%%

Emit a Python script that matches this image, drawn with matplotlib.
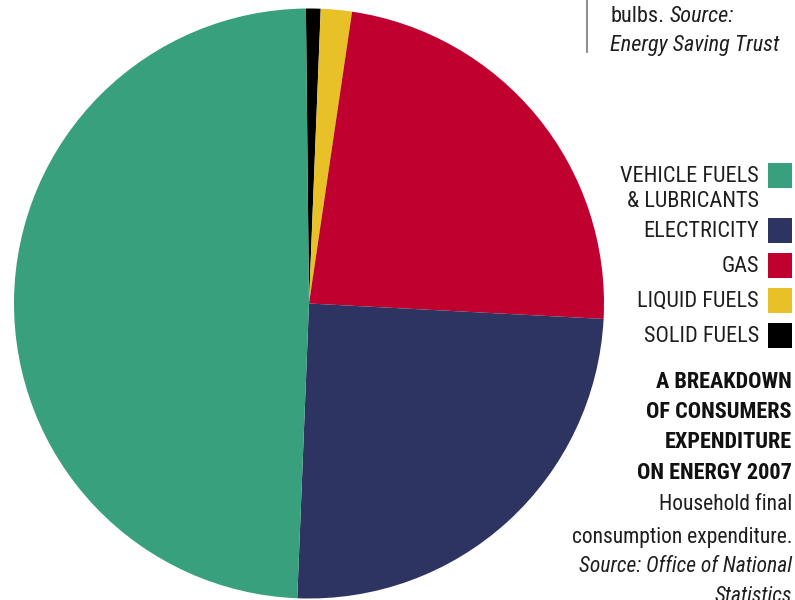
import matplotlib.pyplot as plt
from matplotlib.patches import Rectangle

# share of household energy spend, 2007 (%)
labels = ["VEHICLE FUELS\n& LUBRICANTS", "ELECTRICITY", "GAS", "LIQUID FUELS", "SOLID FUELS"]
values = [49.2, 24.8, 23.5, 1.7, 0.8]
colors = ["#38a07c", "#2d3461", "#c0002f", "#e8c027", "#000000"]

title_lines = ["A BREAKDOWN", "OF CONSUMERS", "EXPENDITURE", "ON ENERGY 2007"]

W, H = 795, 600
FONT = ["Roboto Condensed", "DejaVu Sans"]
TXT = "#1e1e1e"
FS = 16

fig = plt.figure(figsize=(W / 100, H / 100), dpi=100)

def fx(x):
    return x / W

def fy(y):
    return 1 - y / H

# pie, drawn clockwise from the top, smallest slices first
cx, cy, r = 309, 303.5, 295
ax = fig.add_axes([fx(cx - r), fy(cy + r), 2 * r / W, 2 * r / H])
ax.pie(values[::-1], colors=colors[::-1], startangle=90.6, counterclock=False,
       wedgeprops=dict(linewidth=0))
ax.set_xlim(-1, 1)
ax.set_ylim(-1, 1)
ax.set_aspect("auto")
ax.axis("off")

# bit of the previous panel, top right
fig.add_artist(plt.Line2D([fx(587), fx(587)], [fy(0), fy(52)], color="#777777", lw=1.2))
fig.text(fx(610), fy(16), "bulbs.", family=FONT, fontsize=FS, color=TXT, va="center")
fig.text(fx(670), fy(16), "Source:", family=FONT, fontsize=FS, style="italic", color=TXT, va="center")
fig.text(fx(610), fy(46), "Energy Saving Trust", family=FONT, fontsize=FS, style="italic", color=TXT, va="center")

# legend
ys = [175, 230, 265, 300, 335]
for lab, col, y in zip(labels, colors, ys):
    fig.add_artist(Rectangle((fx(768), fy(y + 12.5)), 24 / W, 25 / H, color=col, lw=0))
    fig.text(fx(759), fy(y - 9), lab, family=FONT, fontsize=FS, color=TXT,
             ha="right", va="top", linespacing=1.25)

# heading + note
for i, t in enumerate(title_lines):
    fig.text(fx(792), fy(381.5 + 30.5 * i), t, family=FONT, fontsize=FS, weight="bold",
             color="#111111", ha="right", va="center")
fig.text(fx(792), fy(505), "Household final", family=FONT, fontsize=15.5, color=TXT, ha="right", va="center")
fig.text(fx(792), fy(537), "consumption expenditure.", family=FONT, fontsize=15.5, color=TXT, ha="right", va="center")
fig.text(fx(792), fy(566), "Source: Office of National", family=FONT, fontsize=15.5, style="italic",
         color=TXT, ha="right", va="center")
fig.text(fx(792), fy(597), "Statistics", family=FONT, fontsize=15.5, style="italic", color=TXT,
         ha="right", va="center")

fig.savefig("out.png", dpi=100)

%%

Write out, word for word, the lines from the start of the data through the one holding "from matplotlib.patches import Rectangle". Omit pictures.

Emit a Python script that matches this image, drawn with matplotlib.
import matplotlib.pyplot as plt
from matplotlib.patches import Rectangle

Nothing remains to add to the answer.